Samsung Electronics, which does not give a breakdown of its
investments, said there has been no change to its stance on
ensuring stable cash management and declined to comment on
succession or group restructuring.
One official in charge of debt issuance at a private bank
said Samsung's move to broaden its asset portfolio stems in part
from banks' reluctance to take on too much of the company's cash
as deposits, which tend to be relatively short-term and could
pose liability management issues if withdrawn at maturity.
"From the local banks' perspective, it is risky to take on
too much in deposits from a single company," the official said,
declining to be identified due to the sensitivity of the matter.
An asset manager at another financial institution said,
"Samsung typically puts its cash in deposit products and rolls
them over on maturity, but banks started offering absurdly low
yields starting in the second half of last year, rates at which
they were basically saying that they won't take the deposits."

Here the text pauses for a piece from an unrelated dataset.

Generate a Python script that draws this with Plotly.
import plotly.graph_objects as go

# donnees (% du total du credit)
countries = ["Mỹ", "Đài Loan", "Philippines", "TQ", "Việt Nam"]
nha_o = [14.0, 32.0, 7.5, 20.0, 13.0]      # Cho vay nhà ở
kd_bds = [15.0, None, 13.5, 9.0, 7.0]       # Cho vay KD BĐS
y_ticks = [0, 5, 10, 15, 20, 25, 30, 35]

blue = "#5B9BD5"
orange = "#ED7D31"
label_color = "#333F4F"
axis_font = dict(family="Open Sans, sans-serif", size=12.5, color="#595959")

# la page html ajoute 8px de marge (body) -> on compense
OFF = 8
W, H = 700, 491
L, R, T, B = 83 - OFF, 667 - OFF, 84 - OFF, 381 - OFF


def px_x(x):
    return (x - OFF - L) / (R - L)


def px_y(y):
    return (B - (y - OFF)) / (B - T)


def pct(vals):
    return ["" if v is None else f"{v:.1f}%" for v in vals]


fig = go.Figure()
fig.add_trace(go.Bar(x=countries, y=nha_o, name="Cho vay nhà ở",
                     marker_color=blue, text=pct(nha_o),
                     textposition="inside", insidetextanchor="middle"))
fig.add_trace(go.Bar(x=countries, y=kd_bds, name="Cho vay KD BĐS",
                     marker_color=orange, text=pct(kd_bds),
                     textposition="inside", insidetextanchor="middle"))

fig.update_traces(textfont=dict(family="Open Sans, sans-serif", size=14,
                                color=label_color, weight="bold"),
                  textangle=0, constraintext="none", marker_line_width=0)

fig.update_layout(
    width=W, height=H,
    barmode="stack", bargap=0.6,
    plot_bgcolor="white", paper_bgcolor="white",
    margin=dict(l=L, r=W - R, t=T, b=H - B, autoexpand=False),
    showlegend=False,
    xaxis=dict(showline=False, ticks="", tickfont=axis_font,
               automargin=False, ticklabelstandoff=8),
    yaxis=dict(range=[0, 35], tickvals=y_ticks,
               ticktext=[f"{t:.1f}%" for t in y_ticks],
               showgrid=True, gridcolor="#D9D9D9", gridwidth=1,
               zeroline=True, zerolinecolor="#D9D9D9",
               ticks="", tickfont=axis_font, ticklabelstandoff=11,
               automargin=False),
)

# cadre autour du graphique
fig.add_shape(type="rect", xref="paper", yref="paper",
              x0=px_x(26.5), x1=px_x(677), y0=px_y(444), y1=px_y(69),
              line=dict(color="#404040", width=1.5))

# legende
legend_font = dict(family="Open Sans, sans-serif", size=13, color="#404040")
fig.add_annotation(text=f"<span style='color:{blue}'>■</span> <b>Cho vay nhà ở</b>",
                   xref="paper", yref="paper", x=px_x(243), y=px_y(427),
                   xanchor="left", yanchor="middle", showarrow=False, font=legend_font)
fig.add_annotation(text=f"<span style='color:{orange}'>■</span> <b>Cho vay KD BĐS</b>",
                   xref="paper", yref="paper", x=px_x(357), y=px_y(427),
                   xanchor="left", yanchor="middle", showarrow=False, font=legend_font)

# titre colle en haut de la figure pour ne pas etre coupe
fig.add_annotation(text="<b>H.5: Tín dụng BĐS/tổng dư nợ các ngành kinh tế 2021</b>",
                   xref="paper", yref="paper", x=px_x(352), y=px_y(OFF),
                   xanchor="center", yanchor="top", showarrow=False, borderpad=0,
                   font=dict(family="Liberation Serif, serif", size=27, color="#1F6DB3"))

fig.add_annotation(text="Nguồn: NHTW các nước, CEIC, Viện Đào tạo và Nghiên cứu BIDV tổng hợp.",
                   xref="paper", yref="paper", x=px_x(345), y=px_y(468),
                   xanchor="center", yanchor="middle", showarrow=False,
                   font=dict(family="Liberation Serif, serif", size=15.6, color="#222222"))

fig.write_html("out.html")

Samsung's appetite for bonds has helped push up prices of
shorter-dated local debt, dealers said, especially prices of
two- and three-year bonds. The bond offering from Kookmin Bank
was relatively large and highly rated.
"There had been concerns about whether the market can digest
the supply of bonds issued by local banks, which has picked up
recently due to a series of debt maturities in May," another
local bank official overseeing bond issuance said. "But those
worries have dissipated as Samsung has taken big chunks."